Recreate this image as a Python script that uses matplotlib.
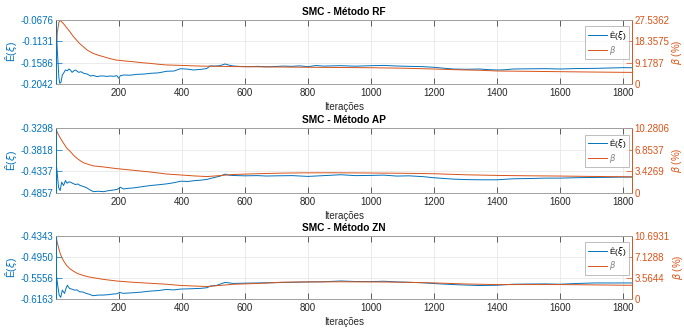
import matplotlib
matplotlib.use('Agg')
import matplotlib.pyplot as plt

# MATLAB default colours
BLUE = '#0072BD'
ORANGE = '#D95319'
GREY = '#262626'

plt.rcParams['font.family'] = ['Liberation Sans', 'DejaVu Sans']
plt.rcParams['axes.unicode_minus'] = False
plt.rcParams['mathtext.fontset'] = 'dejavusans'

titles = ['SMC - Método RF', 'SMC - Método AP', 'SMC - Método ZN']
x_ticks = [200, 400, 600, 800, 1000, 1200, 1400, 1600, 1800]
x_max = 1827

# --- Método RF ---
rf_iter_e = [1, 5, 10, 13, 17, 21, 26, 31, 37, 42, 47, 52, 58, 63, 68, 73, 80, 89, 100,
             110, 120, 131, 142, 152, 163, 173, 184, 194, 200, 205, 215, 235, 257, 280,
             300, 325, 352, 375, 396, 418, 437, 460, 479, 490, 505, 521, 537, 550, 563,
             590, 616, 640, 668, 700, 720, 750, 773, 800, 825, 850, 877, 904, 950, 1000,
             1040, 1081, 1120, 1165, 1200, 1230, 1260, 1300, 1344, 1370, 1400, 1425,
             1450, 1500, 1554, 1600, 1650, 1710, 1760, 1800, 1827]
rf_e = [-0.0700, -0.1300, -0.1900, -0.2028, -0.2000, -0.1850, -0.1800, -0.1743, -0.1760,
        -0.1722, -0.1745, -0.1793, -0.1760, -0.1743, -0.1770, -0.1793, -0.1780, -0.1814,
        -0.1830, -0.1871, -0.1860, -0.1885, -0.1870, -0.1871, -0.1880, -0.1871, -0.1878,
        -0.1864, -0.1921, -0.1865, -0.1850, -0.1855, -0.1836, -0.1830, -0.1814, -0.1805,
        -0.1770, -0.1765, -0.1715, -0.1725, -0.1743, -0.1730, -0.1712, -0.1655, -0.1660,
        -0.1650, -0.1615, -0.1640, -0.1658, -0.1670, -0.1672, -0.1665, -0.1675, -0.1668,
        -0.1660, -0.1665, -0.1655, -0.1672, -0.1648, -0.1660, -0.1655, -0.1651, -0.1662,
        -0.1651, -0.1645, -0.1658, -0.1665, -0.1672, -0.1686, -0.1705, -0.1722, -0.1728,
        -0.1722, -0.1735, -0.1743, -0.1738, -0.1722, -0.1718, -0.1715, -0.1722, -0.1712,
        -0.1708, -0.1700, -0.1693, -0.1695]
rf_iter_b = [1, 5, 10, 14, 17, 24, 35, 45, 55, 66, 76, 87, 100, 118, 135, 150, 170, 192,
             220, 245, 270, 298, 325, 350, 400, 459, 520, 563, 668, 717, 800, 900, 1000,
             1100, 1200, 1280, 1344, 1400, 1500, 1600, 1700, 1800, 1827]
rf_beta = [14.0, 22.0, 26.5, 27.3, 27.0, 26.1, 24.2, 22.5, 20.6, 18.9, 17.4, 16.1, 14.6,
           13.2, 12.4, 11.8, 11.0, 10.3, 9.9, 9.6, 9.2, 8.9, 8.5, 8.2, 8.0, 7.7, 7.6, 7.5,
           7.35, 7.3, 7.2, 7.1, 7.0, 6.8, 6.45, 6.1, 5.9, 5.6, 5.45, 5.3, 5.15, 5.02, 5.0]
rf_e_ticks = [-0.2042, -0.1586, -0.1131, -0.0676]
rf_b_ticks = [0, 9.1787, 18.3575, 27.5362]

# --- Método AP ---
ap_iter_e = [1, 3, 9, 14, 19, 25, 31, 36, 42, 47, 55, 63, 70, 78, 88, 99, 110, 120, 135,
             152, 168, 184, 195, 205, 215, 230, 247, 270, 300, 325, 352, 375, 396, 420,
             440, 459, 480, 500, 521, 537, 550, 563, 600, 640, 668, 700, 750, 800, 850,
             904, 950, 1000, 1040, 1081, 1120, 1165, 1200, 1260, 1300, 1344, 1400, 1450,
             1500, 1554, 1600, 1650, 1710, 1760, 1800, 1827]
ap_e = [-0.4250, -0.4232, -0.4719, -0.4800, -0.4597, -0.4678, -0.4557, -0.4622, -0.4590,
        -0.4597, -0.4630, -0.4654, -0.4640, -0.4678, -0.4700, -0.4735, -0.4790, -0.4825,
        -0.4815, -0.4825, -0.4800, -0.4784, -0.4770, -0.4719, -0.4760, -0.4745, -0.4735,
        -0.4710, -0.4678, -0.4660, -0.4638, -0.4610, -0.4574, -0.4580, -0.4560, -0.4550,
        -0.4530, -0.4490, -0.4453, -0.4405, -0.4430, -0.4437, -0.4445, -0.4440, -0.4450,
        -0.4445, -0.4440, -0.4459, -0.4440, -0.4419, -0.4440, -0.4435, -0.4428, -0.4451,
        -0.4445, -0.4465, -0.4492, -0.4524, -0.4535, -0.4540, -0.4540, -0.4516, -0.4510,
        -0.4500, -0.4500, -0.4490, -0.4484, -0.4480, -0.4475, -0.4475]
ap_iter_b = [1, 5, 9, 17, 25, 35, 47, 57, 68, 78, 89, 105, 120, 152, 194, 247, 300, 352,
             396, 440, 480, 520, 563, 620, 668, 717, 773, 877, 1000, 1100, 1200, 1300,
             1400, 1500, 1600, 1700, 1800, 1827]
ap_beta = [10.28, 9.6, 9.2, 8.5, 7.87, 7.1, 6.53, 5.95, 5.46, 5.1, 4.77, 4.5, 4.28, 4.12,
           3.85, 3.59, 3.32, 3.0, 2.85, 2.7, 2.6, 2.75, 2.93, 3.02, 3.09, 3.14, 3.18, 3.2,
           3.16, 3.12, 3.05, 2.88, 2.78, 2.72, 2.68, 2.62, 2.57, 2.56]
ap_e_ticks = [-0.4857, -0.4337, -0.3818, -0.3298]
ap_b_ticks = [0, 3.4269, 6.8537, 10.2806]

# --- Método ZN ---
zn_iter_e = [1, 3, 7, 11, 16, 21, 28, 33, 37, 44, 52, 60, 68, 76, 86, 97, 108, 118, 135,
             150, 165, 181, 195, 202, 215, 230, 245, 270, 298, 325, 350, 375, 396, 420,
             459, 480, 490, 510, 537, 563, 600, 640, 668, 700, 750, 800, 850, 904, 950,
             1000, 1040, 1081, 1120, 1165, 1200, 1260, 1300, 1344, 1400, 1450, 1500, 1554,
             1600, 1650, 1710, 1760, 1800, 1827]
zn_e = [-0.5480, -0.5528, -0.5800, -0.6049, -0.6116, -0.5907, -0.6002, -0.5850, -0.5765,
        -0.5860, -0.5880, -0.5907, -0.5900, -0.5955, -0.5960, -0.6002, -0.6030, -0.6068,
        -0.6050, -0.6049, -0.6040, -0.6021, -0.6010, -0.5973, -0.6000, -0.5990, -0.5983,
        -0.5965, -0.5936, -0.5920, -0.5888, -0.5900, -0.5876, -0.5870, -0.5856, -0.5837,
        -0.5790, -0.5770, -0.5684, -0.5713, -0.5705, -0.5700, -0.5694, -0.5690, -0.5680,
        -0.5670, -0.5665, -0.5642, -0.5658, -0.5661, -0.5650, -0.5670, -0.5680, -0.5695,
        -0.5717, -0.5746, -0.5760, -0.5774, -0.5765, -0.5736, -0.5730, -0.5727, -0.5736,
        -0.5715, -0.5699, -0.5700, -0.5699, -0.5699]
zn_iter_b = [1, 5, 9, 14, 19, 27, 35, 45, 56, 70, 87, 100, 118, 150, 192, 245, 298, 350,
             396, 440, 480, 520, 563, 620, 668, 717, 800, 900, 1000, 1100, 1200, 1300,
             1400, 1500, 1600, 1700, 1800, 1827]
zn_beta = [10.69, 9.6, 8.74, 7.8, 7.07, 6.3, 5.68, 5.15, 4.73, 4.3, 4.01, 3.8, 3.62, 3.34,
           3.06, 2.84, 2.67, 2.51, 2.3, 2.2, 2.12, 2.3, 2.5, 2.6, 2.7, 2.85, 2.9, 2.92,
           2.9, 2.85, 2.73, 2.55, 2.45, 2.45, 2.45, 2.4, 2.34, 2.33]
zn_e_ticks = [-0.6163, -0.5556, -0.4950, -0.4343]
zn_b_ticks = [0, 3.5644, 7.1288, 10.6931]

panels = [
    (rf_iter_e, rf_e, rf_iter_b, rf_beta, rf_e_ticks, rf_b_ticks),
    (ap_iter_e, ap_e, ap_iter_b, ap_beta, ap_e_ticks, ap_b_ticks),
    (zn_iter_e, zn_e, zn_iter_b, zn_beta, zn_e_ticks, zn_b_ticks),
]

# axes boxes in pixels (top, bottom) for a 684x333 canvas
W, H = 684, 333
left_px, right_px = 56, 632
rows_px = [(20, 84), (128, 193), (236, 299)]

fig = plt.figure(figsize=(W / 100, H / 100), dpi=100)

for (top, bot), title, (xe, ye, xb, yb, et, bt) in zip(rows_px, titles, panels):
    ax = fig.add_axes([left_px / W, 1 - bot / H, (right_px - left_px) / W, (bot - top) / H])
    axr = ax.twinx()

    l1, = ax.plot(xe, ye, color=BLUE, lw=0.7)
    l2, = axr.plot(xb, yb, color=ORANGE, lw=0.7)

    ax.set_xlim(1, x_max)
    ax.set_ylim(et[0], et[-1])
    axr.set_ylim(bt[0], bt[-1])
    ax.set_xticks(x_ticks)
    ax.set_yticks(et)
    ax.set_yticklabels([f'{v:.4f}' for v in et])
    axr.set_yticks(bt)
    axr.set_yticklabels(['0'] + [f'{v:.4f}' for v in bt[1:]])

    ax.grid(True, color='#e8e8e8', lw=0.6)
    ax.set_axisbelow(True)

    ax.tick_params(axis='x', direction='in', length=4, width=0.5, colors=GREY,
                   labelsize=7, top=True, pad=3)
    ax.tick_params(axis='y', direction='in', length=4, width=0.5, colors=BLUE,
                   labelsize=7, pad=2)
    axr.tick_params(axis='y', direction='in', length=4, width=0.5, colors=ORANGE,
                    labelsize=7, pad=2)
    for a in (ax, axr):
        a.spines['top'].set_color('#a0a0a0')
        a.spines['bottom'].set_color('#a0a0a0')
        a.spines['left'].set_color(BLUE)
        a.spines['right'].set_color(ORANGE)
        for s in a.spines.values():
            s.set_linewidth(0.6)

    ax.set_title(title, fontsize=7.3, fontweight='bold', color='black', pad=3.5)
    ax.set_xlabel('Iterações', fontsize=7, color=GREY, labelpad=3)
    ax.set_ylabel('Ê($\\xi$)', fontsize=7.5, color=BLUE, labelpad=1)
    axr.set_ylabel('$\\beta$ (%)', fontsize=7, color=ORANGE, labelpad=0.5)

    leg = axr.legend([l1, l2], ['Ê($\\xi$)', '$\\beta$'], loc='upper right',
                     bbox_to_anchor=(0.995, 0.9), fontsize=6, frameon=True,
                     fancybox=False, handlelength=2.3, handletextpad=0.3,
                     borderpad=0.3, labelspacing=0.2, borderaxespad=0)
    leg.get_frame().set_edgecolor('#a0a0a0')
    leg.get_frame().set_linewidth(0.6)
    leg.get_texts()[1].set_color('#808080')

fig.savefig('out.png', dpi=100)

++++++++++++++++++++

** INSTRUCTIONS FOR THE TASK **
Repeat the listing above up to and including the line with "x_max = 1827", starting from its first line. Drop any pictures.

** ANSWER TO THIS TASK **
Recreate this image as a Python script that uses matplotlib.
import matplotlib
matplotlib.use('Agg')
import matplotlib.pyplot as plt

# MATLAB default colours
BLUE = '#0072BD'
ORANGE = '#D95319'
GREY = '#262626'

plt.rcParams['font.family'] = ['Liberation Sans', 'DejaVu Sans']
plt.rcParams['axes.unicode_minus'] = False
plt.rcParams['mathtext.fontset'] = 'dejavusans'

titles = ['SMC - Método RF', 'SMC - Método AP', 'SMC - Método ZN']
x_ticks = [200, 400, 600, 800, 1000, 1200, 1400, 1600, 1800]
x_max = 1827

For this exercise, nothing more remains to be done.